Baum: Das ist ein sehr, sehr steiniger Weg, man muss sehr viel Überzeugungsarbeit leisten. Jeder, der die Bilder sieht, ist begeistert. Aber für die Menschen, die in den Unternehmen entscheiden, ist diese Idee und die Herangehensweise neu. Das hat noch keiner probiert und damit wird es schwer einschätzbar.
Wie relevant ist Mode für Inklusion wirklich? Zum Beispiel, wenn man als Rollstuhlfahrer mal wieder vor einer Treppe ohne Rampe steht?
Baum: Beides ist reine Kopfsache. Wie stehe ich zu mir selber?

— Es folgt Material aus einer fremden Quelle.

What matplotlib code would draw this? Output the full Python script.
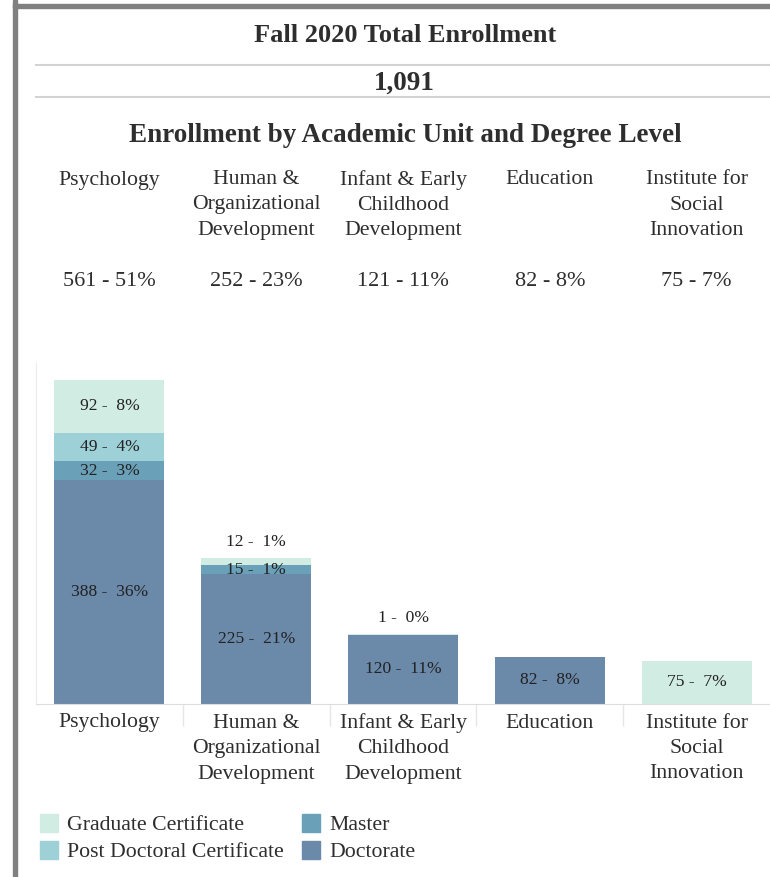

Fühle ich mich tough? Bin ich selbstbewusst genug, zu sagen: Ich kleide mich, so wie ich will? Dann suche ich auch bei einer Treppe selbstbewusst nach einer Lösung.
Was muss sich Ihrer Meinung nach in der Gesellschaft verändern?
Baum: Das fängt bei der Infrastruktur an. Es gibt viele Städte, in denen es überall Kopfsteinpflaster gibt, das für selbstfahrende Rollstuhlfahrer schwer zu befahren ist - mit der Begründung, dass man die historische Stadt erhalten möchte. Da frage ich mich schon, wo wir hier leben. Klar, ist es schön anzusehen und für die meisten kein Problem. Es geht wieder um die Einstellung, um das Bewusstsein: Okay, es gibt auch noch andere. Das heißt jetzt aber nicht, dass wir sofort alle Straßen aufreißen müssen. Es geht um den Hintergedanken, das Darüberreden. Man spürt oft, dass die meisten das Thema Handicap einfach nicht verinnerlicht haben.